One way to encode this is to have a default location of the input data directory and to give the possibility to change that directory through an environment variable. That's how we do it in the biotrade (see __init__.py
) and eu_cbm_hat (__init__.py
) packages in my profile. In the case of biotrade, for example the data_dir
variable is a pathlib.Path
object which can be used to build paths to the data throughout the package.
For the particular case of the sample data, it can be stored within the package and distributed with it.
"I believe it would be more beneficial to provide a running example that doesn't require users to configure the JSON file themselves."
@Flaminietta wrote
" In the directory tests/resources/ you can find some example input matrices (made for the tests)."
It would be nice to move these to the example of the functions as well.

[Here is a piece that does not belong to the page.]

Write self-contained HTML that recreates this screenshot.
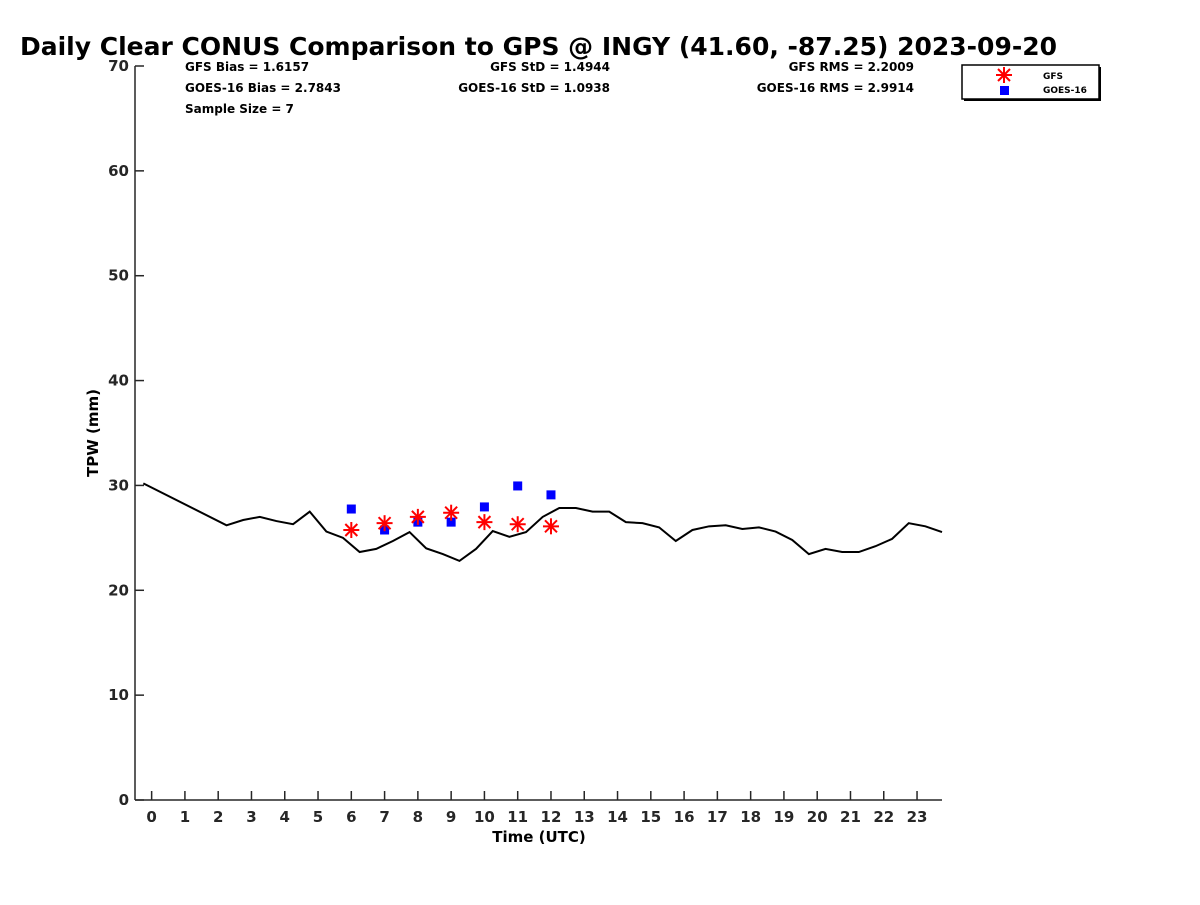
<!DOCTYPE html>
<html><head><meta charset="utf-8"><style>
body{margin:0;background:#fff;}
svg text{font-family:"DejaVu Sans","Liberation Sans",sans-serif;font-weight:bold;}
</style></head><body>
<svg id="chart" width="1200" height="900" xmlns="http://www.w3.org/2000/svg">
<text x="20" y="55" font-size="25" textLength="1037" lengthAdjust="spacingAndGlyphs">Daily Clear CONUS Comparison to GPS @ INGY (41.60, -87.25) 2023-09-20</text>
<g font-size="12">
<text x="185" y="71">GFS Bias = 1.6157</text>
<text x="185" y="92">GOES-16 Bias = 2.7843</text>
<text x="185" y="113">Sample Size = 7</text>
<text x="610" y="71" text-anchor="end">GFS StD = 1.4944</text>
<text x="610" y="92" text-anchor="end">GOES-16 StD = 1.0938</text>
<text x="914" y="71" text-anchor="end">GFS RMS = 2.2009</text>
<text x="914" y="92" text-anchor="end">GOES-16 RMS = 2.9914</text>
</g>
<g id="axes"></g>
<g id="marks"></g>
<text x="539" y="842" font-size="15" text-anchor="middle">Time (UTC)</text>
<text transform="translate(98,433) rotate(-90)" font-size="15" text-anchor="middle">TPW (mm)</text>
<g>
<rect x="964" y="67" width="137" height="34" fill="#000"/>
<rect x="962" y="65" width="137" height="34" fill="#fff" stroke="#000" stroke-width="1.5"/>
<g stroke="#f00" stroke-width="2"><line x1="996" y1="75" x2="1012" y2="75"/><line x1="1004" y1="67" x2="1004" y2="83"/><line x1="998" y1="69" x2="1010" y2="81"/><line x1="998" y1="81" x2="1010" y2="69"/></g>
<rect x="1000" y="86" width="9" height="9" fill="#00f"/>
<text x="1043" y="79" font-size="9">GFS</text>
<text x="1043" y="93" font-size="9">GOES-16</text>
</g>
</svg>
<script>
const gpsTimes=[-0.25,2.25,2.75,3.25,3.75,4.25,4.75,5.25,5.75,6.25,6.75,7.25,7.75,8.25,8.75,9.25,9.75,10.25,10.75,11.25,11.75,12.25,12.75,13.25,13.75,14.25,14.75,15.25,15.75,16.25,16.75,17.25,17.75,18.25,18.75,19.25,19.75,20.25,20.75,21.25,21.75,22.25,22.75,23.25,23.75];
const gpsValues=[30.2,26.2,26.7,27.0,26.6,26.3,27.5,25.6,25.0,23.65,23.95,24.7,25.55,24.0,23.45,22.8,23.95,25.65,25.1,25.55,27.0,27.85,27.85,27.5,27.5,26.5,26.4,26.0,24.7,25.75,26.1,26.2,25.85,26.0,25.6,24.8,23.45,23.95,23.65,23.65,24.2,24.9,26.4,26.1,25.55];
const satTimes=[6,7,8,9,10,11,12];
const gfsValues=[25.75,26.4,27.0,27.4,26.5,26.3,26.1];
const goesValues=[27.75,25.75,26.5,26.5,27.95,29.95,29.1];
const xTicks=[0,1,2,3,4,5,6,7,8,9,10,11,12,13,14,15,16,17,18,19,20,21,22,23];
const yTicks=[0,10,20,30,40,50,60,70];
const X0=135,X1=942,Y0=800,Y1=66,xMin=-0.5,xMax=23.75,yMin=0,yMax=70;
const xs=v=>X0+(v-xMin)/(xMax-xMin)*(X1-X0);
const ys=v=>Y0-(v-yMin)/(yMax-yMin)*(Y0-Y1);
const NS="http://www.w3.org/2000/svg";
function mk(tag,attrs,parent){const e=document.createElementNS(NS,tag);for(const k in attrs)e.setAttribute(k,attrs[k]);parent.appendChild(e);return e;}
const ax=document.getElementById('axes'),mg=document.getElementById('marks');
const xa=mk('line',{x1:X0,y1:Y0,x2:X1,y2:Y0,stroke:'#262626','stroke-width':1.5},ax);


const ya=mk('line',{x1:X0,y1:Y0,x2:X0,y2:Y1,stroke:'#262626','stroke-width':1.5},ax);


xTicks.forEach(t=>{const x=xs(t);
const tk=mk('line',{x1:x,y1:Y0,x2:x,y2:Y0-9,stroke:'#262626','stroke-width':1.5},ax);


const lb=mk('text',{x:x,y:Y0+22,'font-size':15,'text-anchor':'middle',fill:'#262626'},ax);lb.textContent=t;

});
yTicks.forEach(t=>{const y=ys(t);
const tk=mk('line',{x1:X0,y1:y,x2:X0+9,y2:y,stroke:'#262626','stroke-width':1.5},ax);


const lb=mk('text',{x:X0-6,y:y+5,'font-size':15,'text-anchor':'end',fill:'#262626'},ax);lb.textContent=t;

});
const pl=mk('polyline',{points:gpsTimes.map((t,i)=>xs(t)+','+ys(gpsValues[i])).join(' '),fill:'none',stroke:'#000','stroke-width':2},mg);


satTimes.forEach((t,i)=>{const x=xs(t),y=ys(goesValues[i]);
const r=mk('rect',{x:x-4.5,y:y-4.5,width:9,height:9,fill:'#00f'},mg);

});
satTimes.forEach((t,i)=>{const x=xs(t),y=ys(gfsValues[i]);
const g=mk('g',{stroke:'#f00','stroke-width':2},mg);


mk('line',{x1:x-8,y1:y,x2:x+8,y2:y},g);mk('line',{x1:x,y1:y-8,x2:x,y2:y+8},g);
mk('line',{x1:x-6,y1:y-6,x2:x+6,y2:y+6},g);mk('line',{x1:x-6,y1:y+6,x2:x+6,y2:y-6},g);});
</script>
</body></html>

If I run the program as described in the README, using the example configurations.json, the following issues occur:
Traceback (most recent call last): File "", line 198, in _run_module_as_main
File "", line 88, in _run_code
File "C:\Users\jbernoth\PycharmProjects\ProMCDA\mcda\mcda_run.py", line 379, in
main(input_config=input_config)
File "C:\Users\jbernoth\PycharmProjects\ProMCDA\mcda\mcda_run.py", line 98, in main
if input_matrix.duplicated().any():
^^^^^^^^^^^^^^^^^^^^^^^
AttributeError: 'NoneType' object has no attribute 'duplicated'
My educated guess is that the hard-coded folders in the config.json file might be causing the error. Perhaps you could consider using relative paths instead. Additionally, if this issue is indeed related to the path configuration, the error message should provide hints about it. I attempted to insert an except FileNotFoundError: in utils.py:read_matrix, but it appears that the function where this exception is handled isn't being called before this error occurs.